Tuvieron que pasar muchos años antes de que comprendiera que la casa de mi condiscípulo, ubicada enfrente del desaparecido bar La Prosperidad, poseía la sugestiva gracia de ser conservadora de las tradiciones culturales que trajeron consigo, y no declinar a la condición revolucionaria que los expulsó de su entorno. Alejo Carpentier asevera que los inmigrantes tienen esa doble virtud, y consta que esta familia guatemalteca asentada en Yucatán se esforzó por desdoblar ambos planos de la vida, preservando su habla originaria, y tomando parte en actividades afines a sus convicciones políticas en la ciudad de Mérida.

Nunca dejó de sorprenderme, sin embargo, el entusiasmo de este compañero, dueño de habilidades que le permitían enumerar en orden alfabético y sin titubeos el nombre de cada uno de los emperadores de la dinastía azteca, ya que su alegría no se limitaba a narrar historias de Guatemala, que había yo escuchado de un tío materno que por la tardes hablaba de su admiración por Jacobo Árbenz, de la hostilidades imperantes en ese país vecino, desde su caída y aun antes, durante la dictadura de Jorge Ubico.

¿Cómo se podía ser un adolescente brillante en el aula y destacar como deportista, si se le negaba el derecho de estar en su patria, y acosaban a sus padres en cualquier parte?

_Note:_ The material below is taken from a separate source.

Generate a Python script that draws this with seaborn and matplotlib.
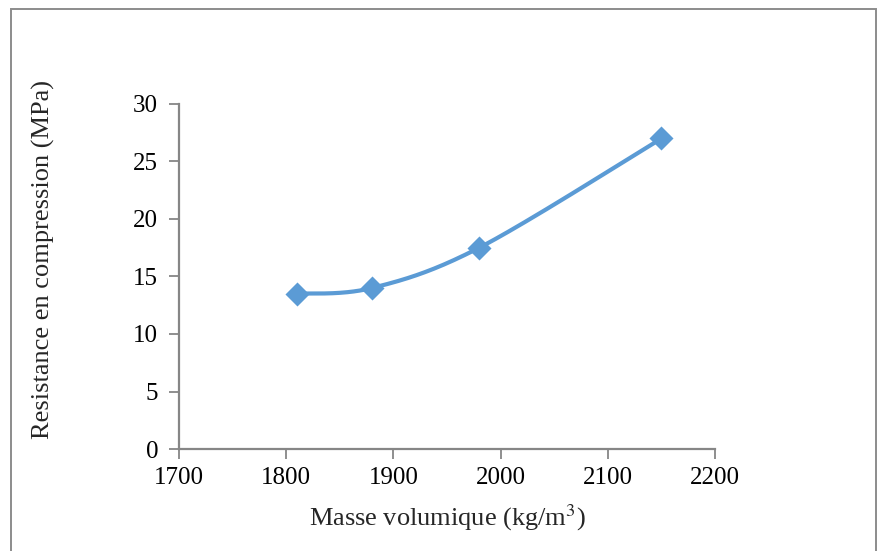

El contraste existente entre sus alegrías e ingenio para poner apodos con la angustia asfixiante del exilio fueron vivencias que compartió con los yucatecos de su generación en el parque de Santa Lucía, que si bien, en la actualidad, como grupo, cuenta con músicos y narradores, acaso algún pintor, careció de poetas salvo el viejo condiscípulo que un día regresó a su queridísima Guatemala para luchar desde el filo de sus versos. Hoy lo recordamos en la figura del quetzal que una vez nos dejó ver en el salón de clases.